— What the exercise asks —
Each line from the top of the listing through the one holding "fontsize=15, color=INK, zorder=5)" should be restated word for word, with nothing added and no pictures.

Data items:
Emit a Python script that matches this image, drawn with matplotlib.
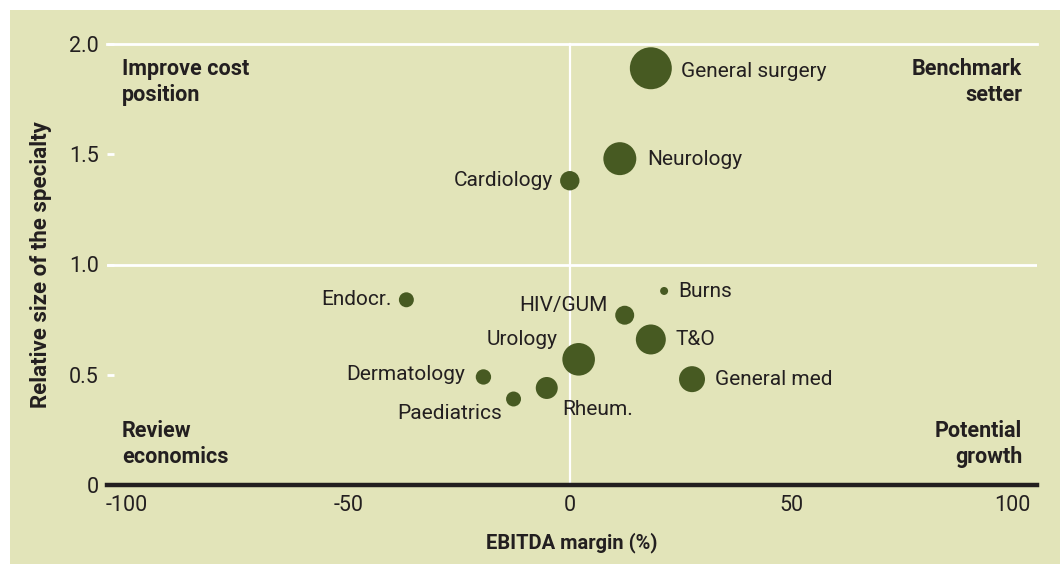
import matplotlib
matplotlib.use("Agg")
import matplotlib.pyplot as plt
from matplotlib.patches import Rectangle

plt.rcParams["font.family"] = ["Roboto", "DejaVu Sans"]

# data
specialties = ["General surgery", "Neurology", "Cardiology", "Endocr.", "Burns",
               "HIV/GUM", "T&O", "Urology", "General med", "Dermatology",
               "Paediatrics", "Rheum."]
ebitda_margin = [18.3, 11.3, 0.0, -36.9, 21.3, 12.4, 18.3, 2.0, 27.6, -19.5, -12.7, -5.2]
relative_size = [1.89, 1.48, 1.38, 0.84, 0.88, 0.77, 0.66, 0.57, 0.48, 0.49, 0.39, 0.44]
bubble_volume = [441, 272, 94, 56, 16, 90, 225, 266, 169, 59, 56, 121]

x_ticks = [-100, -50, 0, 50, 100]
y_ticks = [0, 0.5, 1.0, 1.5, 2.0]
y_tick_labels = ["0", "0.5", "1.0", "1.5", "2.0"]

# label placement (pixels from bubble centre)
label_offsets = [(30, -3), (27, -1), (-17, 0), (-15, 0), (14, -1), (-17, 10),
                 (25, 0), (-21, 20), (23, 0), (-18, 2), (-12, -14), (15, -22)]

BG = "#e2e4b9"
BUBBLE = "#475a22"
INK = "#231f20"

fig = plt.figure(figsize=(10.6, 5.64), dpi=100, facecolor="white")
fig.add_artist(Rectangle((10 / 1060, 0), 1050 / 1060, 554 / 564,
                         transform=fig.transFigure, facecolor=BG,
                         edgecolor="none", zorder=-10))

ax = fig.add_axes([107 / 1060, 79 / 564, 930 / 1060, 441 / 564])
ax.set_facecolor("none")
for s in ax.spines.values():
    s.set_visible(False)

ax.set_xlim(-104.5, 105.5)
ax.set_ylim(0, 2.0)

ax.axhline(1.0, color="white", lw=2, zorder=1)
ax.axhline(2.0, color="white", lw=2, zorder=1, clip_on=False)
ax.plot([0, 0], [0, 2.0], color="white", lw=1.6, zorder=1, clip_on=False)
ax.axhline(0, color=INK, lw=3.2, zorder=3, clip_on=False)

ax.scatter(ebitda_margin, relative_size, s=[v * 2.07 for v in bubble_volume],
           color=BUBBLE, edgecolors="none", zorder=4, clip_on=False)

for name, x, y, (dx, dy) in zip(specialties, ebitda_margin, relative_size, label_offsets):
    ax.annotate(name, (x, y), xytext=(dx, dy), textcoords="offset pixels",
                ha="left" if dx > 0 else "right", va="center",
                fontsize=15, color=INK, zorder=5)

ax.set_xticks(x_ticks)
ax.set_xticklabels([str(t) for t in x_ticks])
ax.set_yticks(y_ticks)
ax.set_yticklabels(y_tick_labels)
ax.tick_params(axis="x", length=0, pad=7, labelsize=15.5, labelcolor=INK)
ax.tick_params(axis="y", direction="in", length=5, width=2, color="white",
               pad=6, labelsize=15.5, labelcolor=INK)

ax.set_xlabel("EBITDA margin (%)", fontsize=14.5, fontweight="bold", color=INK,
              labelpad=12)
ax.set_ylabel("Relative size of the specialty", fontsize=16, fontweight="bold",
              color=INK, labelpad=12)

quad = dict(fontsize=15.5, fontweight="bold", color=INK, transform=ax.transAxes,
            linespacing=1.25)
ax.text(0.016, 0.968, "Improve cost\nposition", ha="left", va="top", **quad)
ax.text(0.984, 0.968, "Benchmark\nsetter", ha="right", va="top", **quad)
ax.text(0.016, 0.038, "Review\neconomics", ha="left", va="bottom", **quad)
ax.text(0.984, 0.038, "Potential\ngrowth", ha="right", va="bottom", **quad)

fig.savefig("out.png", dpi=100, facecolor="white")
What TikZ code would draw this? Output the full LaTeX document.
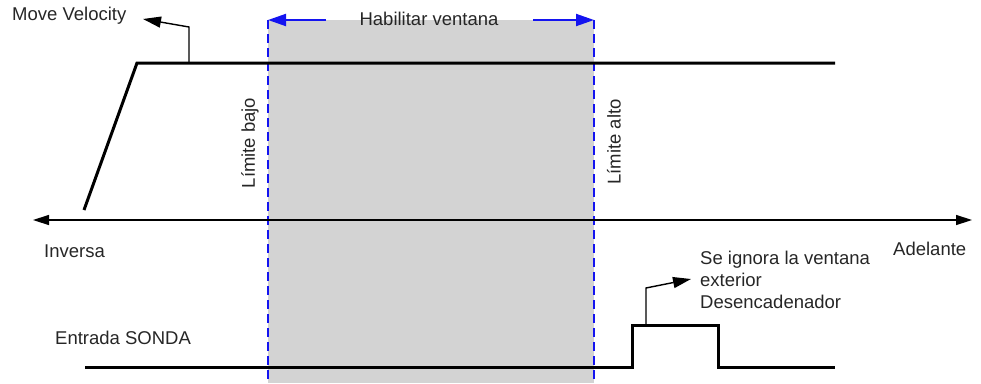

— The reply —
Emit a Python script that matches this image, drawn with matplotlib.
import matplotlib
matplotlib.use("Agg")
import matplotlib.pyplot as plt
from matplotlib.patches import Rectangle

plt.rcParams["font.family"] = ["Roboto", "DejaVu Sans"]

# data
specialties = ["General surgery", "Neurology", "Cardiology", "Endocr.", "Burns",
               "HIV/GUM", "T&O", "Urology", "General med", "Dermatology",
               "Paediatrics", "Rheum."]
ebitda_margin = [18.3, 11.3, 0.0, -36.9, 21.3, 12.4, 18.3, 2.0, 27.6, -19.5, -12.7, -5.2]
relative_size = [1.89, 1.48, 1.38, 0.84, 0.88, 0.77, 0.66, 0.57, 0.48, 0.49, 0.39, 0.44]
bubble_volume = [441, 272, 94, 56, 16, 90, 225, 266, 169, 59, 56, 121]

x_ticks = [-100, -50, 0, 50, 100]
y_ticks = [0, 0.5, 1.0, 1.5, 2.0]
y_tick_labels = ["0", "0.5", "1.0", "1.5", "2.0"]

# label placement (pixels from bubble centre)
label_offsets = [(30, -3), (27, -1), (-17, 0), (-15, 0), (14, -1), (-17, 10),
                 (25, 0), (-21, 20), (23, 0), (-18, 2), (-12, -14), (15, -22)]

BG = "#e2e4b9"
BUBBLE = "#475a22"
INK = "#231f20"

fig = plt.figure(figsize=(10.6, 5.64), dpi=100, facecolor="white")
fig.add_artist(Rectangle((10 / 1060, 0), 1050 / 1060, 554 / 564,
                         transform=fig.transFigure, facecolor=BG,
                         edgecolor="none", zorder=-10))

ax = fig.add_axes([107 / 1060, 79 / 564, 930 / 1060, 441 / 564])
ax.set_facecolor("none")
for s in ax.spines.values():
    s.set_visible(False)

ax.set_xlim(-104.5, 105.5)
ax.set_ylim(0, 2.0)

ax.axhline(1.0, color="white", lw=2, zorder=1)
ax.axhline(2.0, color="white", lw=2, zorder=1, clip_on=False)
ax.plot([0, 0], [0, 2.0], color="white", lw=1.6, zorder=1, clip_on=False)
ax.axhline(0, color=INK, lw=3.2, zorder=3, clip_on=False)

ax.scatter(ebitda_margin, relative_size, s=[v * 2.07 for v in bubble_volume],
           color=BUBBLE, edgecolors="none", zorder=4, clip_on=False)

for name, x, y, (dx, dy) in zip(specialties, ebitda_margin, relative_size, label_offsets):
    ax.annotate(name, (x, y), xytext=(dx, dy), textcoords="offset pixels",
                ha="left" if dx > 0 else "right", va="center",
                fontsize=15, color=INK, zorder=5)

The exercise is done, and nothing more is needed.